In order to bolster clinical research awareness and participation, trials need to invest in dynamic content marketing and digital advertising.
It’s no secret that clinical trials have a patient awareness problem — according to the Coalition for Clinical Trial Awareness, in a randomized survey of 1,000 healthy adults, 40% of respondents said they didn’t understand the basic premise of a clinical trial. Another recent survey found that the vast majority of Americans had “little to no knowledge of clinical trials,” with less than 10% reporting that they knew “a lot.”
This general lack of awareness has spawned some serious and damaging misconceptions about clinical research in general, including fears about the efficacy of treatments, potential side effects, the trustworthiness of research organizations, and untenable costs.
In turn, trials are struggling to recruit participants, which is extending approval timelines and costing the industry billions of dollars. This subsequently increases the cost of care for patients and ultimately keeps new treatments out of their hands.
It’s Time for a Change
For years, the industry has primarily relied on physician referrals and local marketing campaigns run by investigator sites in order to spread the word about clinical research opportunities. The only problem is that these tactics are becoming increasingly ineffective.
In the case of the former, recent research from Tufts CSDD suggests that less than 0.2% of nurses and physicians actively refer patients to clinical trials. With the latter, the issue isn’t necessarily that people are consuming less television and radio content; rather, it’s that those ad formats are becoming increasingly ineffective.

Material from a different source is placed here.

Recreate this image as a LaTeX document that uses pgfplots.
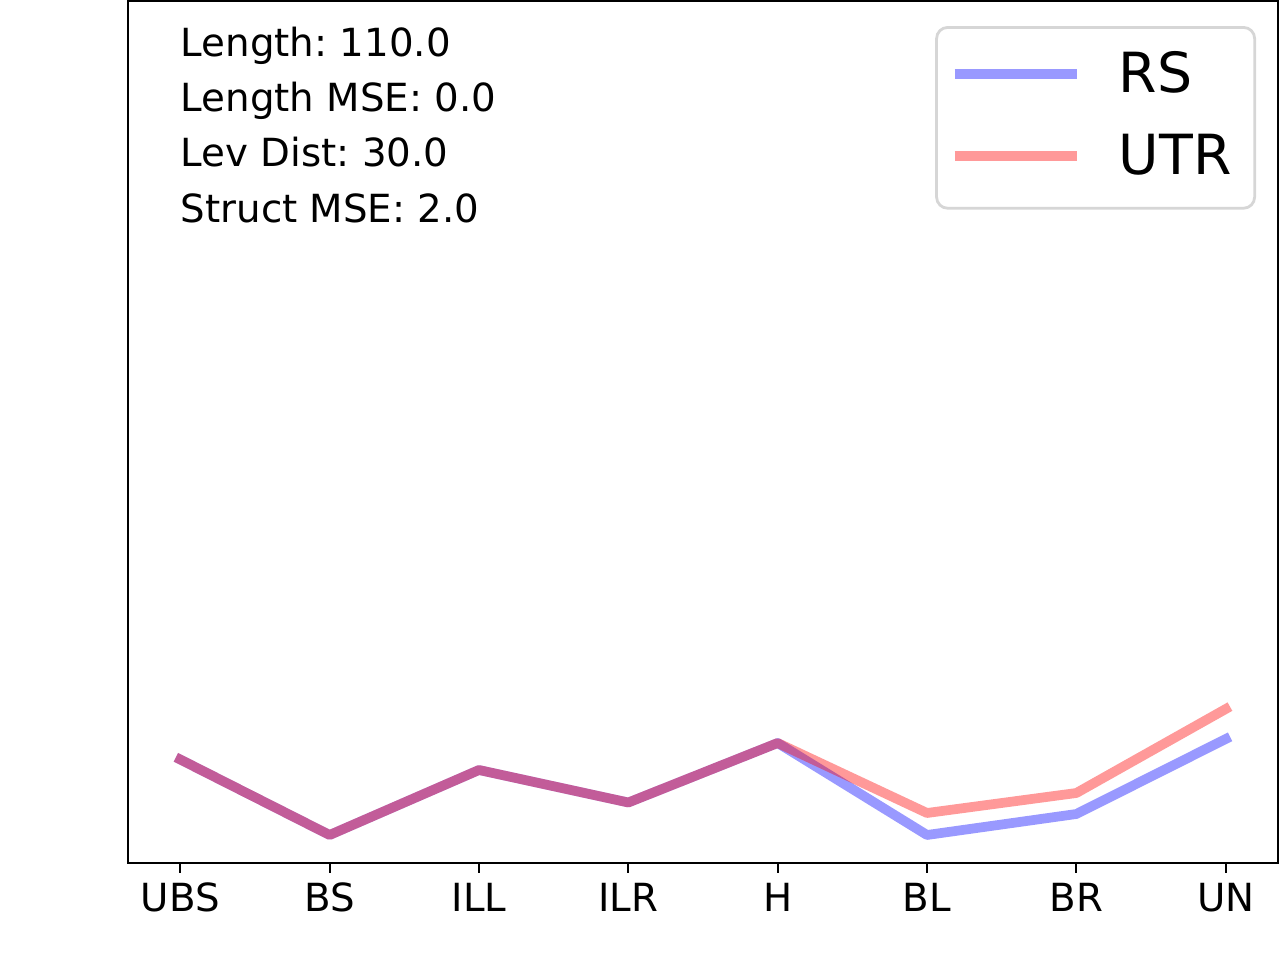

Today’s consumers have grown accustomed to highly personalized, relevant, and informative marketing experiences. A one-size-fits-all approach to advertising simply doesn’t cut it anymore — if content doesn’t resonate with someone on a personal level, they’ll simply ignore it.
There’s also the issue of decreased attention spans — I’m sure you’ve all seen the statistic that humans now have a shorter attention span than goldfish. In order to actually capture someone’s attention and hold it, your content must be visually compelling, highly engaging, and above all else, easy to understand.
A Better Approach
If clinical trials really want to bolster patient awareness and shift public perception, they need to rethink their entire approach. It’s not an accident that so many B2C companies invest in dynamic content marketing strategies — i.e., video content, interactive quizzes, infographics, etc. — they’re making decisions based on performance data, which, of course, directly reflects consumer preferences.
I recently came across a great example of dynamic content being used to bolster patients’ awareness of clinical trials. The Winship Cancer Institute of Emory University has a fantastic YouTube channel, but an Emory News blog post highlighting two particular videos was what initially caught my attention.
The videos feature two breast cancer survivors giving first-hand accounts of their clinical trial experiences. Their stories are incredibly powerful, designed to resonate and reassure women who are going through the same harrowing process and may be in search of alternative and/or additional treatment options.
These videos were part of a study conducted by researchers at Emory to test the efficacy of video content as an awareness booster for clinical trials. Although the results haven’t been released yet, all of the existing data suggests that this is indeed the industry’s way forward. Video already accounts for well over 65% of the internet’s total global traffic, and that number is expected to grow to 80% by 2019.
At the end of the day, if we want our message to be heard (and spread), we don’t need to change it — we simply need to identify the most effective media types and platforms through which to convey it, then leverage those channels to tell the most authentic and compelling stories possible. In other words, let’s figure out how to properly engage our target audience, then simply let the experiences speak for themselves.